The idea that you’re marrying for reasons other than your own happiness – even if you get happiness by making your partner (and children) happy is demonstrably untrue. Psychologists have long since proved that the emotional roots of and reasons for altruism are – wait for it – to make the altruist.

Over the long haul, people inevitably do what makes them happy…not what makes other people happy. Trying to convince ourselves otherwise is – in the end – an exercise in futility.

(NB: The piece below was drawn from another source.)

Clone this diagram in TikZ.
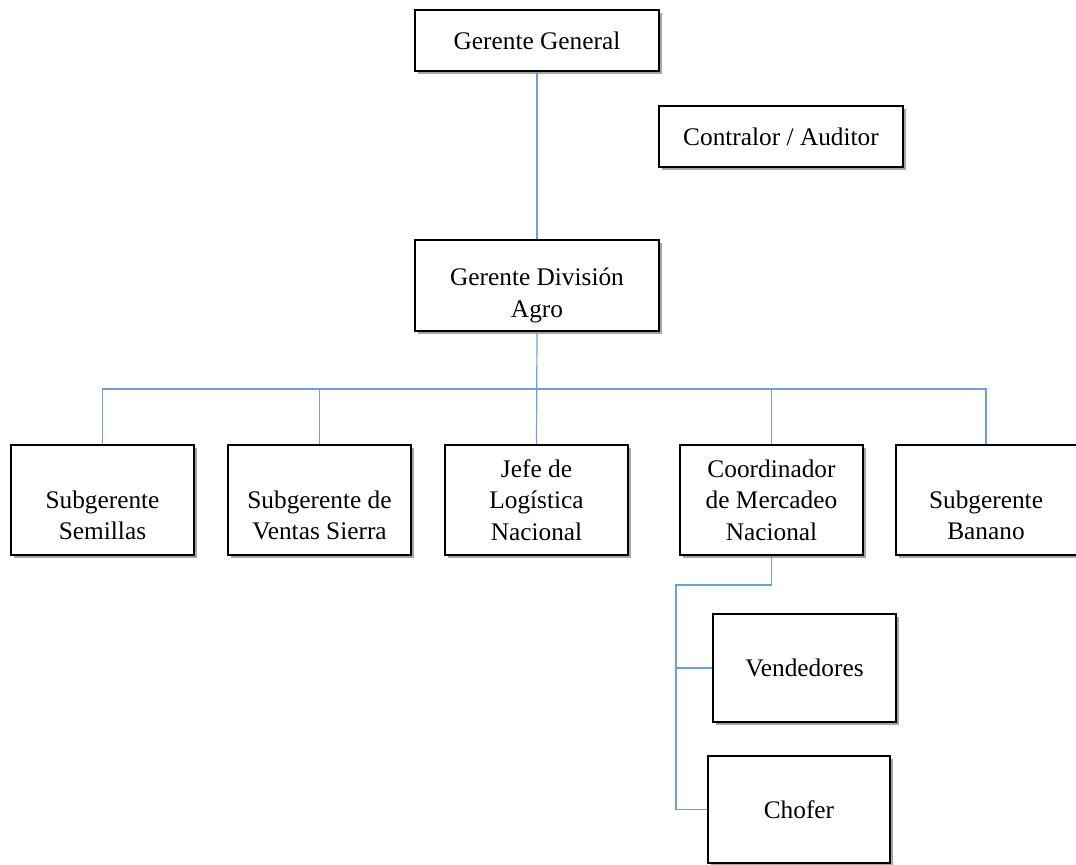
\documentclass[tikz,border=0pt]{standalone}
\usepackage{fontspec}
\setmainfont{Liberation Serif}
\usetikzlibrary{shadows}
\definecolor{linkblue}{RGB}{110,160,215}
\tikzset{
  box/.style={draw=black, line width=1.5pt, fill=white, align=center, inner sep=0pt,
    font=\fontsize{19}{23.5}\selectfont,
    drop shadow={shadow xshift=2.5pt, shadow yshift=-2.5pt, opacity=0.5, fill=black!70}},
  wide/.style={box, minimum width=183pt},
  unit/.style={box, minimum width=137.25pt, minimum height=82.5pt},
  link/.style={draw=linkblue, line width=0.9pt}
}
\begin{document}
\begin{tikzpicture}[x=0.75pt,y=-0.75pt]
        \useasboundingbox (0,0) rectangle (1076,865);
        %% Top management
        \node[wide, minimum height=45.75pt] (gg) at (537,40.5) {Gerente General};
        \node[wide, minimum height=45.75pt] (contralor) at (781,136.5) {Contralor / Auditor};
        \node[wide, minimum height=68.25pt] (gda) at (537,285.5) {\phantom{X}\\[-8pt]Gerente División\\Agro};
        %% Division heads
        \node[unit] (semillas) at (102.5,500) {\phantom{X}\\Subgerente\\Semillas};
        \node[unit] (ventas) at (319.5,500) {\phantom{X}\\Subgerente de\\Ventas Sierra};
        \node[unit] (jefe) at (536.5,500) {Jefe de\\Logística\\Nacional};
        \node[unit] (coord) at (771.5,500) {Coordinador\\de Mercadeo\\Nacional};
        \node[unit, minimum width=135.75pt] (banano) at (986,500) {\phantom{X}\\Subgerente\\Banano};
        %% Sales staff
        \node[unit, minimum height=81pt] (vend) at (804.5,668) {Vendedores};
        \node[unit, minimum width=136.5pt, minimum height=80.25pt] (chofer) at (799,809.5) {Chofer};
        %% Links
        \coordinate (bus) at (537,389);
        \coordinate (elbow) at (676,585);
        \draw[link] (gg.south) -- (gda.north);
        \draw[link] (gda.south) -- (jefe.north);
        \draw[link] (semillas.north) |- (bus) -| (banano.north);
        \draw[link] (ventas.north) |- (bus);
        \draw[link] (coord.north) |- (bus);
        \draw[link] (coord.south) |- (elbow) |- (chofer.west);
        \draw[link] (elbow) |- (vend.west);
\end{tikzpicture}
\end{document}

Our selfishness and our egotism are with us always. If we’re on our game, and being conscious, we can ride that tiger. If we’re not, the tiger rides us. But the tiger never really goes away.

 

 If you do not want to get married fine, dont, but for those of you who do, you have to put your needs aside and think about how the other person is feeling and what that person wants. I admit myself I have not been thinking about my significant other in my relationship but that’s going to change TODAY! The writer of this article and his father are smart men which doesn’t happen very often!

 

This is such hogwash. Marriage is a BUSINESS. You give some things, you get some things. But you DON’T LOSE YOURSELF!!!

 

Nice sentiments an I agree. Alas they are incomplete and to my mind therefore misleading. What they fail to address at all, is that this beautiful arrangement only survives and lasts when both parties to a relationship get it. Alas, the statistics are in and apparently a) most marriages fail because she leaves him, b) he’s usually surprised and c) she fares better for it and he worse. And all of this is because she thinks marriage is about her, or he thinks marriage is about him, one or the other will be enough over time to have her want to leave, or him.

 

 Marriage in the Western world evolved from the rules Medieval land barons used to control the peasants living on their lands. It’s patriarchal for a reason. It’s based almost completely on primitive religious ideas in male-oriented societies, but ironically nowadays it’s much more destructive to males than females. Any objective observer must conclude that marriage does far more harm than good, but it’s also a multibillion-dollar industry and a gold mine for lawyers, so we can expect the establishment to keep pushing for that walk down the aisle.